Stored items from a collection
— BEGIN —
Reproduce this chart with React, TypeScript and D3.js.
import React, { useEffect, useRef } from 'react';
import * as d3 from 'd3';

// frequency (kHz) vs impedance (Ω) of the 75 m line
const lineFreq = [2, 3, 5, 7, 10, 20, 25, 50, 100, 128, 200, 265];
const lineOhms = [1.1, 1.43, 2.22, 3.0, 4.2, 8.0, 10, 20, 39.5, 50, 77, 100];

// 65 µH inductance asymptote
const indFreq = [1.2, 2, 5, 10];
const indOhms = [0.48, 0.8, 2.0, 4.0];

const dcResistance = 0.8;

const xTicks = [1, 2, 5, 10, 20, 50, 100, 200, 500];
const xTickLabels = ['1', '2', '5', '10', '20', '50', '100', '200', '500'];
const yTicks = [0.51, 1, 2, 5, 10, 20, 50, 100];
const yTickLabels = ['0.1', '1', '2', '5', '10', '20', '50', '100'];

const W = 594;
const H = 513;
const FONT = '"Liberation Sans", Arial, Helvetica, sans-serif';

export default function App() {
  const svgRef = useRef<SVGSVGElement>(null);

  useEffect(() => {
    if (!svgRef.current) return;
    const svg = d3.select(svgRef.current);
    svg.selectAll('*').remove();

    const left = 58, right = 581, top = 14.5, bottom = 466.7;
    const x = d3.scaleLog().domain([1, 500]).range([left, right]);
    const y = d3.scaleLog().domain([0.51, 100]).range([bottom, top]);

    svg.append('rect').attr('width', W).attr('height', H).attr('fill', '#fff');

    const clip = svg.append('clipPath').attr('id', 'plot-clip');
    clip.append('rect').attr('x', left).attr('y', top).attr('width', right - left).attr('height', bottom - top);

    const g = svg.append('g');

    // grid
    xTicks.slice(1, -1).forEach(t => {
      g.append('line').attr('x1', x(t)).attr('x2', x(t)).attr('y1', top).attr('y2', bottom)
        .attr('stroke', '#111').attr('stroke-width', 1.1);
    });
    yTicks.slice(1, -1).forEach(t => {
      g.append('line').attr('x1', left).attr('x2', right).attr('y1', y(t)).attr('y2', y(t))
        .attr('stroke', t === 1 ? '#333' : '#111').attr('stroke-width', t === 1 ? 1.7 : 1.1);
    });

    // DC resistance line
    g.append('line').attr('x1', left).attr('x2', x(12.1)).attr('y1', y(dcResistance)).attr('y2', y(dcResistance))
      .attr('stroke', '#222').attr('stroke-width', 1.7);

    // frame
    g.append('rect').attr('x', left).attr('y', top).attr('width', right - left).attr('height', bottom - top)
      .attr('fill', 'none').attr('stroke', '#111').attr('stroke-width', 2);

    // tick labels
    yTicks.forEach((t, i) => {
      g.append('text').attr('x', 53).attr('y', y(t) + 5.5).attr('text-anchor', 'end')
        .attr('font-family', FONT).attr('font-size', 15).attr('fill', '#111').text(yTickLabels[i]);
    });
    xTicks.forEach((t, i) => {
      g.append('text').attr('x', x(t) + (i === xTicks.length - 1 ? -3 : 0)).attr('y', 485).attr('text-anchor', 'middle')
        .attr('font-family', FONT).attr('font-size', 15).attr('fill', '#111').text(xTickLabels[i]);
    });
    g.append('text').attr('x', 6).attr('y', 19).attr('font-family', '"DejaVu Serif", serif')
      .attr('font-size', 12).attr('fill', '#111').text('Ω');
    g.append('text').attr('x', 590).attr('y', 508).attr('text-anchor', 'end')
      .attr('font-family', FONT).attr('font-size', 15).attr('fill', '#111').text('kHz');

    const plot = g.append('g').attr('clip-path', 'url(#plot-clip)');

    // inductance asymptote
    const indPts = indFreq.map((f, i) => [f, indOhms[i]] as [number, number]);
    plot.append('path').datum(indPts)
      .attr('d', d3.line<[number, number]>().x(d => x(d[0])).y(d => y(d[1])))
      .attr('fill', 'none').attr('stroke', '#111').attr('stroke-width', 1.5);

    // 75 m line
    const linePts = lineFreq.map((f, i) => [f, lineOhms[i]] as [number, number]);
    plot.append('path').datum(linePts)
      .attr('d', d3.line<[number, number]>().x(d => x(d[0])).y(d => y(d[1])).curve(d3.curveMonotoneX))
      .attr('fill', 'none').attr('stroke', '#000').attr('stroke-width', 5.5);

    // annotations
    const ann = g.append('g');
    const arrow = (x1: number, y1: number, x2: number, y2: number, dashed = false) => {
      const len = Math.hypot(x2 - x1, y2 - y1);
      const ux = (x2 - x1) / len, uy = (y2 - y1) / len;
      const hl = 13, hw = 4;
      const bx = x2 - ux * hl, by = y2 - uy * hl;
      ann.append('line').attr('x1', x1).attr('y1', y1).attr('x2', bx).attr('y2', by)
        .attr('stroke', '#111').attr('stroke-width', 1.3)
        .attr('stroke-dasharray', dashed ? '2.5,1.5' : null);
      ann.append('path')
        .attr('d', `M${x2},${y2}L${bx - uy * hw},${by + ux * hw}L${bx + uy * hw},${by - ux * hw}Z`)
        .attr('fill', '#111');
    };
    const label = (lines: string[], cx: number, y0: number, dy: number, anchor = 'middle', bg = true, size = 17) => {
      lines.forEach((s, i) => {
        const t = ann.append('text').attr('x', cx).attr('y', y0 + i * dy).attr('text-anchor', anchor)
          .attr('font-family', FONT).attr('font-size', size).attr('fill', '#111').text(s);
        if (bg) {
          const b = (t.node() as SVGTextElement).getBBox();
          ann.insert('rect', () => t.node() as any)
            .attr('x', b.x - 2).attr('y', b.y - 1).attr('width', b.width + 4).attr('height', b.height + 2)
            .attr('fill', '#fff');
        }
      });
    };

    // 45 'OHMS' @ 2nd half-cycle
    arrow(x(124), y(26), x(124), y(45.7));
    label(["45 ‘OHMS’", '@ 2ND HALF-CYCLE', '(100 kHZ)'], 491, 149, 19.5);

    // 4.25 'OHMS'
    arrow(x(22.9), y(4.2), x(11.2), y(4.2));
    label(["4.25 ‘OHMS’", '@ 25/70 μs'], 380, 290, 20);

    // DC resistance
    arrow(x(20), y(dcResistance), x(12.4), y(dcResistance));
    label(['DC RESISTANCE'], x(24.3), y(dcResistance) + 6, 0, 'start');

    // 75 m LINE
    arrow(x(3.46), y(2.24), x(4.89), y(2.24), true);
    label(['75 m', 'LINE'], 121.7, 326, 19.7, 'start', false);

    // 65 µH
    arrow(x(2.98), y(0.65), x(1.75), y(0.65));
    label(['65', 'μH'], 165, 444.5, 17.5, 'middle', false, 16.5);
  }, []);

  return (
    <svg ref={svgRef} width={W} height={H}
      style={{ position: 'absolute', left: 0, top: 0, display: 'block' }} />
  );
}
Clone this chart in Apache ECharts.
— END —
**PROBLEM**
Check each line of the listing above for the string "this", then report only how many lines have it.

**CORRECT ANSWER**
2